Monday, March 24, 2008

Calling all thoughtful citizens

Sometimes it takes me a while to figure out the point of things and to express it clearly.  I knew that the biopic on John Adams had struck something in me.  I tried at the time to figure out what it was.  Poorly.  I think I now have it figured out.

What amazes me about it all is that it was such a small number of young idealists who pushed through seemingly insurmountable obstacles and created a republic and a free market.  It took hope, belief, courage, and teamwork.  And it changed the course of world history.  

What is that saying I see so often by Margaret Mead?  [pause while I look it up].  "Never doubt that a small group of thoughtful, committed citizens can change the world.  Indeed, it is the only thing that ever has."

What we need now, in my humble opinion, is a small group of thoughtful citizens.  Compassionate with each other and with those around us.  Compassionate in our capitalism.  I don't know that it will create a world revolution, but maybe it will help just one person.  Or two people.  Or a handful.  Or a city.  Maybe it will catch on.  

It is also my opinion that the self-governance for which people like John Adams and Thomas Jefferson fought cannot sustain itself without self-discipline and attention to the high ideals that formed the basis for it.  Otherwise, we give the government the justification to intervene to protect the many from the tyranny and overstepping of a few.  Which, in turn, gives the government the opportunity to overstep.  It is an endless cycle of selfish opportunism.  The only way to stop that cycle is to behave in the opposite manner: to be responsible for ourselves and responsible toward others.  

That's this one citizen's opinion.  

1 comment:

Audra said...

Oh yes. And one more corollary. I think part of the problem is as much a lack of understanding of what it truly means to be self-sufficient and self-sustaining in this world. This goes hand-in-hand with the responsibility part of the discussion.

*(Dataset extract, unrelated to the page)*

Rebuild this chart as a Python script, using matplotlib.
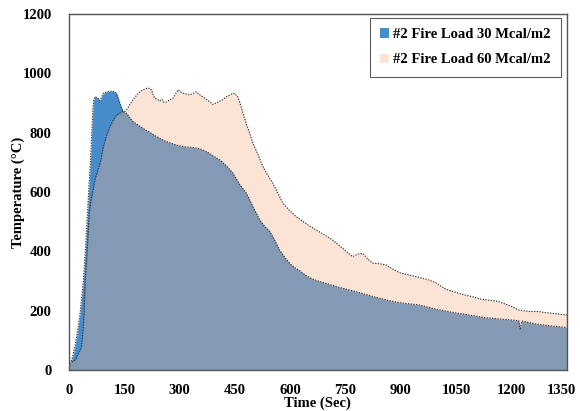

Part of the reason that we are over-regulated (and have allowed ourselves to hand over so much to the government) is the lack of understanding of what self-sustainability means. Most people are not business owners. So many of us are government employees or private employees. Until a person has owned a business, he or she has no real idea of the costs and the risks involved. As an employee, usually a person is subsidized by employment taxes paid by the employer and (if lucky) health insurance paid by the employer and (if luckier) retirement opportunities provided by the employer. In such a system, it seems beneficial to turn over some control in exchange for the benefits offered. But there is not the same kind of encouragement to go out on one's own and really exist without any kind of assistance.

Until we are ready to forfeit some of the comforts provided by the private and/or public subsidy system as a group, we will continue to hand over control (apparently gladly) to the government or to employers or to whomever, while the overstepping continues (both in the private and public sector). Learning to be self-sustaining teaches compassion, too. It teaches you of the struggle one has to undergo to survive. If we want the freedom, we have to accept the responsibility and risk that goes with it. No freedom comes without a cost. That is as much the lesson from the John Adams story as anything.

So: what costs are we willing to undertake? How badly do we want the freedom?